A no-deal Brexit risk
In the wake of a no-deal Brexit like situation, it will end all ties between the UK and EU bloc with immediate effect and without any transition period. It will disrupt the supply chain of the industries as free borders, and free moving will come to an end with immediate effect. And, the UK would have no more extended access to the single market of the European Union post a no-deal UK withdrawal from the European Union.
Since the Brexit referendum has taken place, the pound has fallen significantly against the US dollar. And, an increased chance for a no-deal Brexit could again lead to falling in the sterling value against the major currencies. This is dangerous for the UK economy, as it will hit the import bill of the UK, which can lead to increased fiscal deficit and also the purchasing power of the country will fall against the other currencies. Even, it will dent the top line of the domestic industries substantially.
Daily Price Chart (as on July 08, 2019), before the market close. (Source: Thomson Reuters)
Since the data of referendum took place as on June 23, 2016, the Sterling has fallen more than 18% against the US dollar. At the time of writing (as on July 08, 2019 at 01: 56 PM GMT), GBP/USD currency pair was quoting at 1.2523 and added 0.02% against the previous day closing price. It has registered a 52w high level of 1.3385 and a 52w low of 1.2438 and the current trading level, it was quoting approximately 6.44 per cent below the 52w high level and about 0.7% above the 52w low trading level. Also, at the current trading level, it was quoting considerably below its 200-day simple moving average prices, which indicates that sterling is in long-term bearish phase and could fall further from the current trading level.
Recently, BOE head Mark Carney said that a reduction in the market interest rates was unsurprising as many places substantial weight has been put on the chances of a “no-deal” Brexit.
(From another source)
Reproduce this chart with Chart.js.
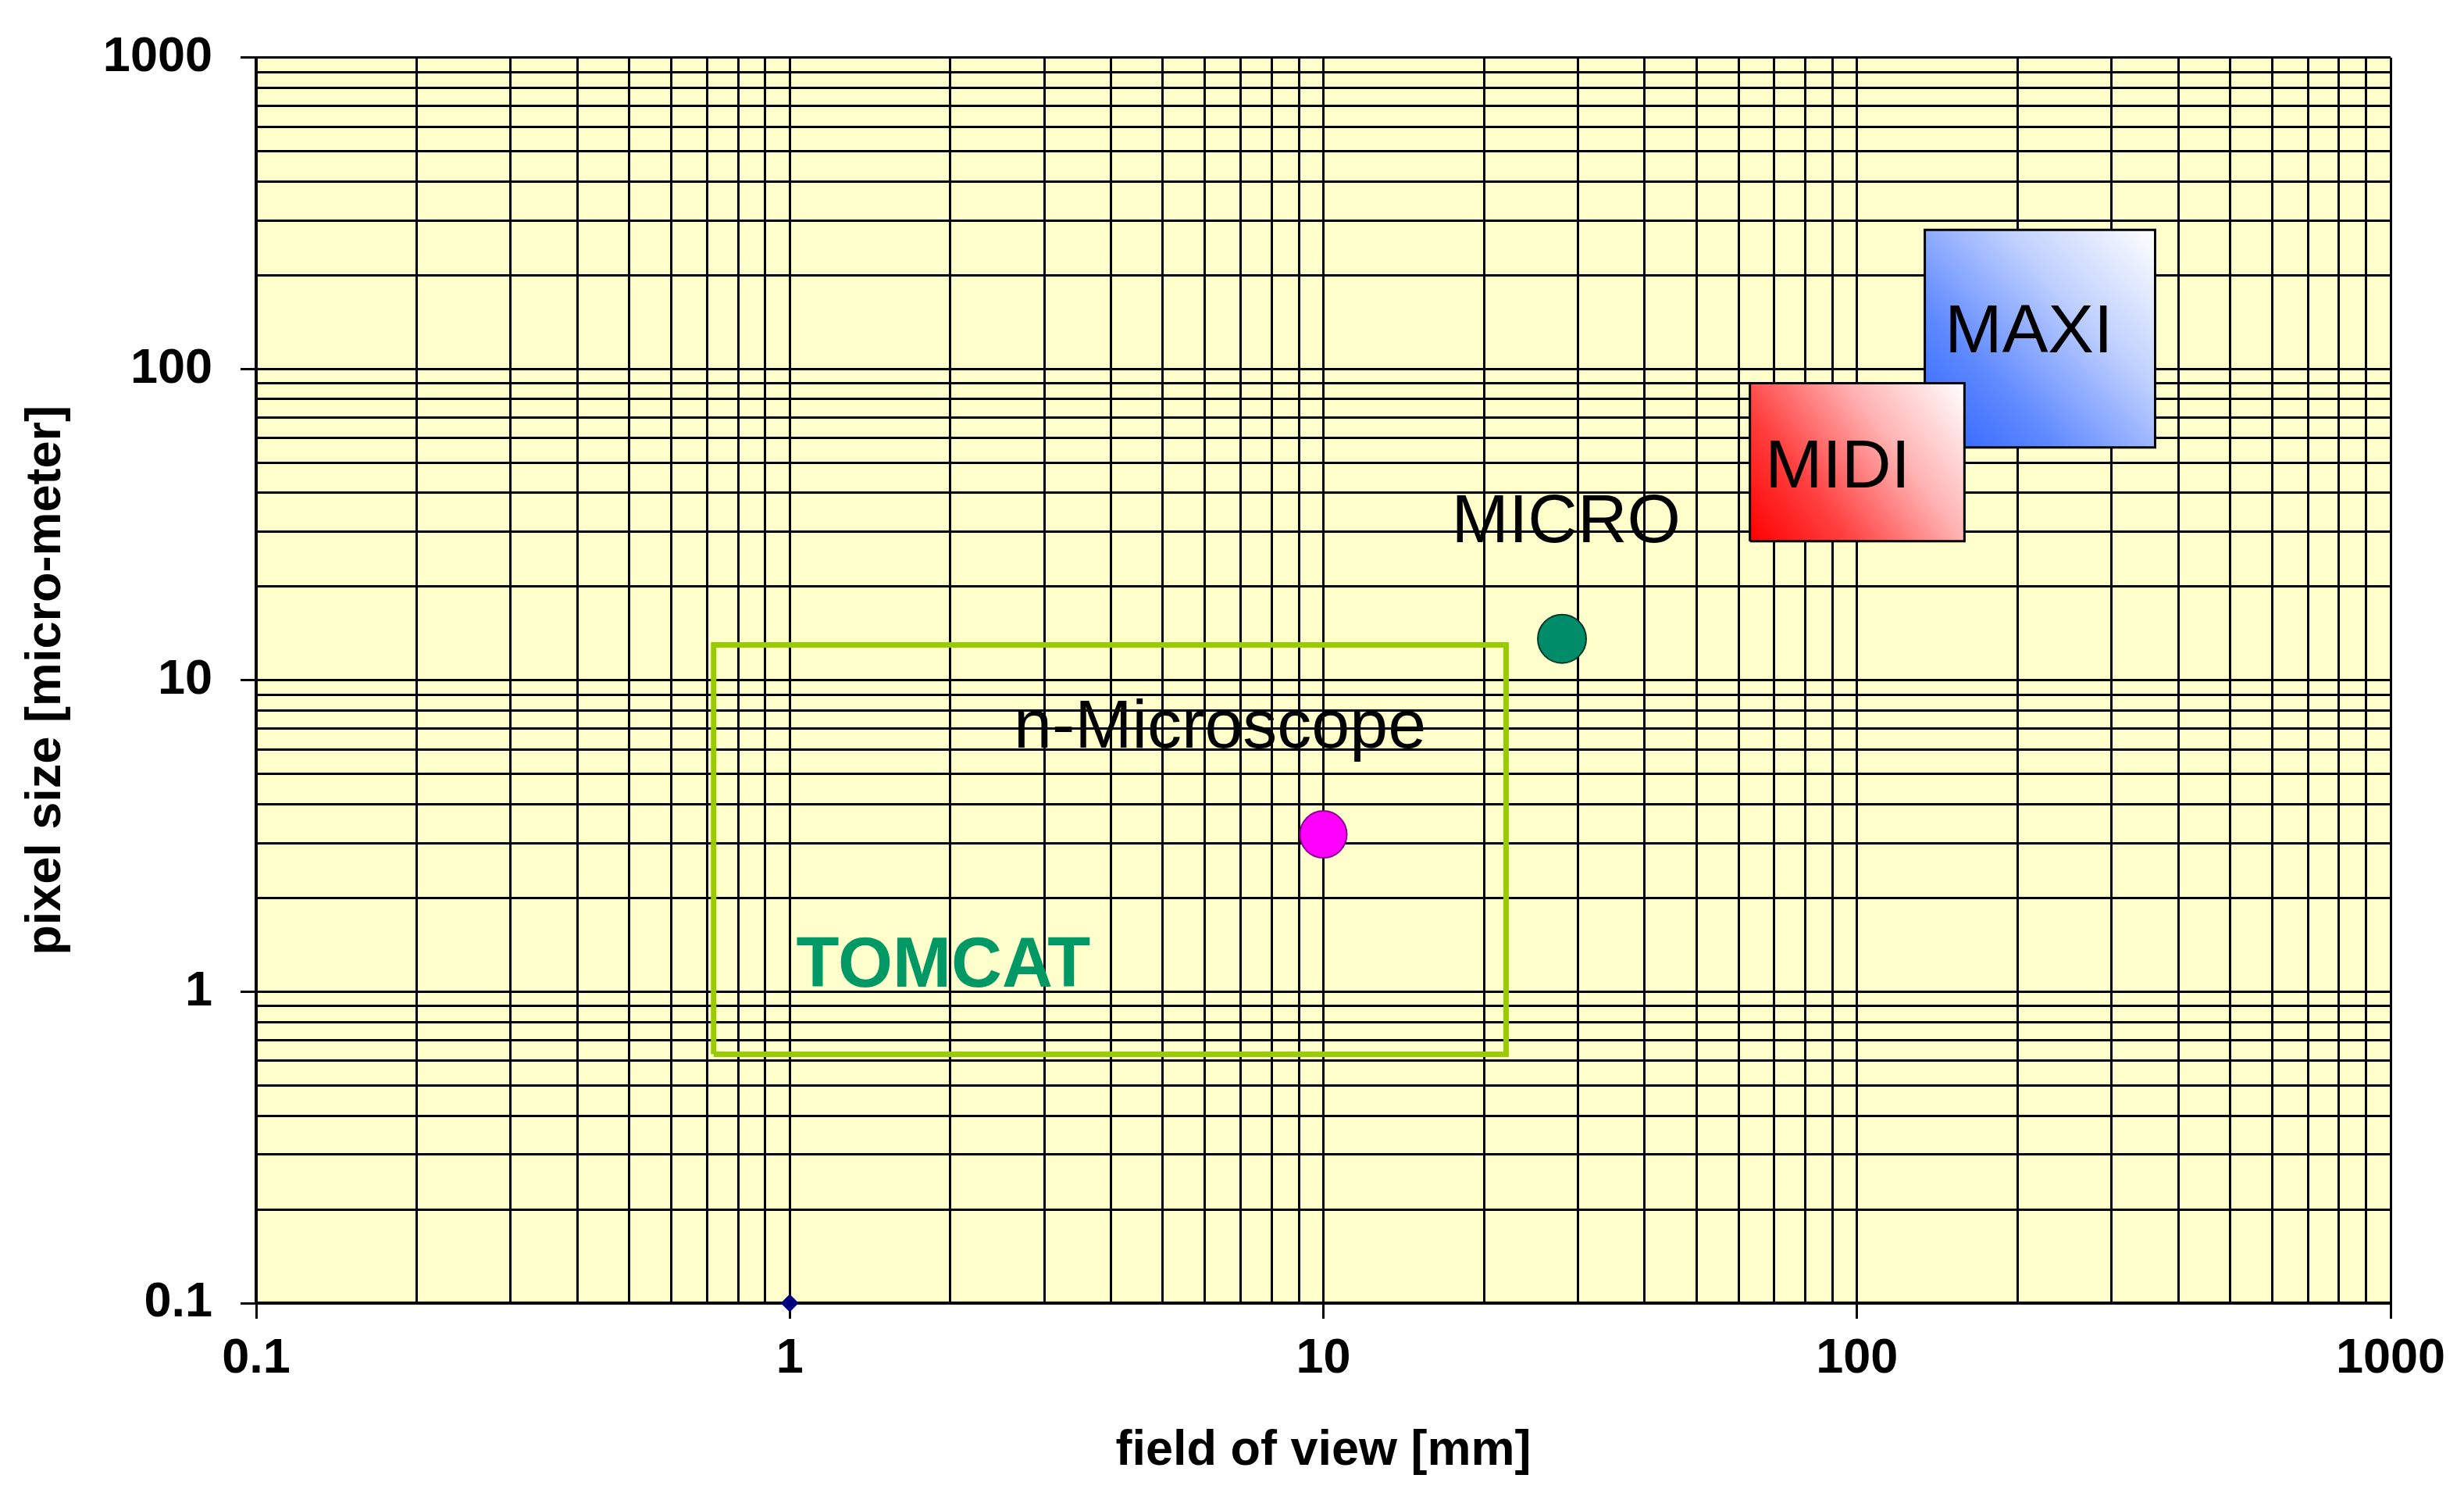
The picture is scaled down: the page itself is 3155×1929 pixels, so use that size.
<!DOCTYPE html>
<html lang="en">
<head>
  <meta charset="UTF-8" />
  <title>Pixel size vs field of view</title>
  <script src="https://cdn.jsdelivr.net/npm/chart.js"></script>
  <style>
    body { margin: 0; background: #fff; }
  </style>
</head>
<body>
  <canvas id="myChart" width="3155" height="1929"></canvas>

  <script>
    // decades on both log axes
    const axisTicks = [0.1, 1, 10, 100, 1000];

    // instrument ranges: [min, max] field of view [mm] / pixel size [micro-meter]
    const tomcatFov = [0.72, 22];
    const tomcatPixel = [0.63, 13];
    const midiFov = [63, 159];
    const midiPixel = [28, 90];
    const maxiFov = [134, 362];
    const maxiPixel = [56, 280];

    // single instruments
    const microPoint = [28, 13.6];
    const nanoPoint = [10, 3.2];
    const refPoint = [1, 0.1];

    // text labels (anchor in data units)
    const labelNames = ['MAXI', 'MIDI', 'MICRO', 'n-Microscope', 'TOMCAT'];
    const labelFov = [210, 92, 28.5, 6.4, 1.94];
    const labelPixel = [130, 48, 32, 7.0, 1.2];

    Chart.defaults.font.family = '"Liberation Sans", Arial, sans-serif';
    Chart.defaults.color = '#000';

    // grid at 1..9 of every decade
    const gridValues = [];
    axisTicks.forEach((m, i) => {
      if (i === axisTicks.length - 1) { gridValues.push(m); return; }
      for (let k = 1; k <= 9; k++) gridValues.push(m * k);
    });

    function rect(fov, pix) {
      return [
        {x: fov[0], y: pix[0]}, {x: fov[1], y: pix[0]},
        {x: fov[1], y: pix[1]}, {x: fov[0], y: pix[1]},
        {x: fov[0], y: pix[0]}
      ];
    }

    function mix(hex, t) {
      const n = parseInt(hex.slice(1), 16);
      const r = n >> 16, g = (n >> 8) & 255, b = n & 255;
      const f = c => Math.round(c + (255 - c) * t);
      return `rgb(${f(r)},${f(g)},${f(b)})`;
    }

    // diagonal gradient, colour at bottom-left to white at top-right
    function boxGradient(color, fov, pix) {
      return function(context) {
        const chart = context.chart;
        const sx = chart.scales.x, sy = chart.scales.y;
        if (!chart.chartArea || !sx || !sy) return color;
        const g = chart.ctx.createLinearGradient(
          sx.getPixelForValue(fov[0]), sy.getPixelForValue(pix[0]),
          sx.getPixelForValue(fov[1]), sy.getPixelForValue(pix[1]));
        g.addColorStop(0, color);
        g.addColorStop(0.3, mix(color, 0.25));
        g.addColorStop(0.65, mix(color, 0.7));
        g.addColorStop(1, '#ffffff');
        return g;
      };
    }

    const isMajor = v => axisTicks.includes(v);

    const plotPlugin = {
      id: 'plotExtras',
      beforeDraw(chart) {
        const {ctx, chartArea: a} = chart;
        ctx.save();
        ctx.fillStyle = '#FFFFCC';
        ctx.fillRect(a.left, a.top, a.right - a.left, a.bottom - a.top);
        ctx.restore();
      },
      afterDatasetsDraw(chart) {
        const {ctx, scales} = chart;
        ctx.save();
        ctx.textAlign = 'center';
        ctx.textBaseline = 'middle';
        labelNames.forEach((name, i) => {
          const px = scales.x.getPixelForValue(labelFov[i]);
          const py = scales.y.getPixelForValue(labelPixel[i]);
          if (name === 'TOMCAT') {
            ctx.font = 'bold 90px "Liberation Sans", Arial, sans-serif';
            ctx.fillStyle = '#009966';
          } else {
            ctx.font = '88px "Liberation Sans", Arial, sans-serif';
            ctx.fillStyle = '#000';
          }
          ctx.fillText(name, px, py);
        });
        ctx.restore();
      }
    };

    function axisOptions(title, lineWidth, padding, fitSize) {
      return {
        type: 'logarithmic',
        min: axisTicks[0],
        max: axisTicks[axisTicks.length - 1],
        afterBuildTicks: scale => {
          scale.ticks = gridValues.map(v => ({value: v}));
        },
        afterFit: scale => {
          if (scale.isHorizontal()) scale.height = fitSize;
          else scale.width = fitSize;
        },
        ticks: {
          autoSkip: false,
          maxRotation: 0,
          minRotation: 0,
          padding: padding,
          font: {size: 63, weight: 'bold'},
          color: '#000',
          callback: v => isMajor(v) ? String(v) : ''
        },
        grid: {
          color: '#000',
          lineWidth: lineWidth,
          tickLength: 20,
          tickWidth: 3,
          tickColor: c => (c.tick && isMajor(c.tick.value)) ? '#000' : 'rgba(0,0,0,0)'
        },
        border: {color: '#000', width: 4},
        title: {
          display: true,
          text: title,
          color: '#000',
          font: {size: 63, weight: 'bold'},
          padding: {top: 4, bottom: 4}
        }
      };
    }

    const ctx = document.getElementById('myChart').getContext('2d');
    const chart = new Chart(ctx, {
      type: 'line',
      data: {
        datasets: [
          {
            label: 'reference',
            data: [{x: refPoint[0], y: refPoint[1]}],
            showLine: false,
            pointStyle: 'rectRot',
            pointRadius: 11,
            backgroundColor: '#000080',
            borderColor: '#000080',
            borderWidth: 1,
            clip: false
          },
          {
            label: 'n-Microscope',
            data: [{x: nanoPoint[0], y: nanoPoint[1]}],
            showLine: false,
            pointRadius: 30,
            backgroundColor: '#FF00FF',
            borderColor: '#880088',
            borderWidth: 2
          },
          {
            label: 'MICRO',
            data: [{x: microPoint[0], y: microPoint[1]}],
            showLine: false,
            pointRadius: 31,
            backgroundColor: '#008C69',
            borderColor: '#003A2A',
            borderWidth: 2
          },
          {
            label: 'TOMCAT',
            data: rect(tomcatFov, tomcatPixel),
            borderColor: '#99CC00',
            borderWidth: 7,
            pointRadius: 0,
            fill: false,
            tension: 0
          },
          {
            label: 'MIDI',
            data: rect(midiFov, midiPixel),
            borderColor: '#000',
            borderWidth: 3,
            pointRadius: 0,
            fill: 'shape',
            backgroundColor: boxGradient('#FF0000', midiFov, midiPixel),
            tension: 0
          },
          {
            label: 'MAXI',
            data: rect(maxiFov, maxiPixel),
            borderColor: '#000',
            borderWidth: 3,
            pointRadius: 0,
            fill: 'shape',
            backgroundColor: boxGradient('#2A62FF', maxiFov, maxiPixel),
            tension: 0
          }
        ]
      },
      options: {
        responsive: false,
        animation: false,
        layout: {padding: {left: 18, top: 68, right: 94, bottom: 30}},
        plugins: {
          legend: {display: false},
          tooltip: {enabled: false}
        },
        scales: {
          x: axisOptions('field of view [mm]', 3, 14, 231),
          y: axisOptions('pixel size [micro-meter]', 3, 36, 310)
        }
      },
      plugins: [plotPlugin]
    });
  </script>
</body>
</html>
He also added that BOE would support the transition as much as possible. In one of his recent talk, he said that in the wake of no-deal Brexit fiscal policy will be required to protect the economy.
The bottom line is the recent data on the economic indicators followed by tumbling pound indicates weakness in the UK’s economy and this could fall further as the next withdrawal deadline of October 31, 2019 come closure.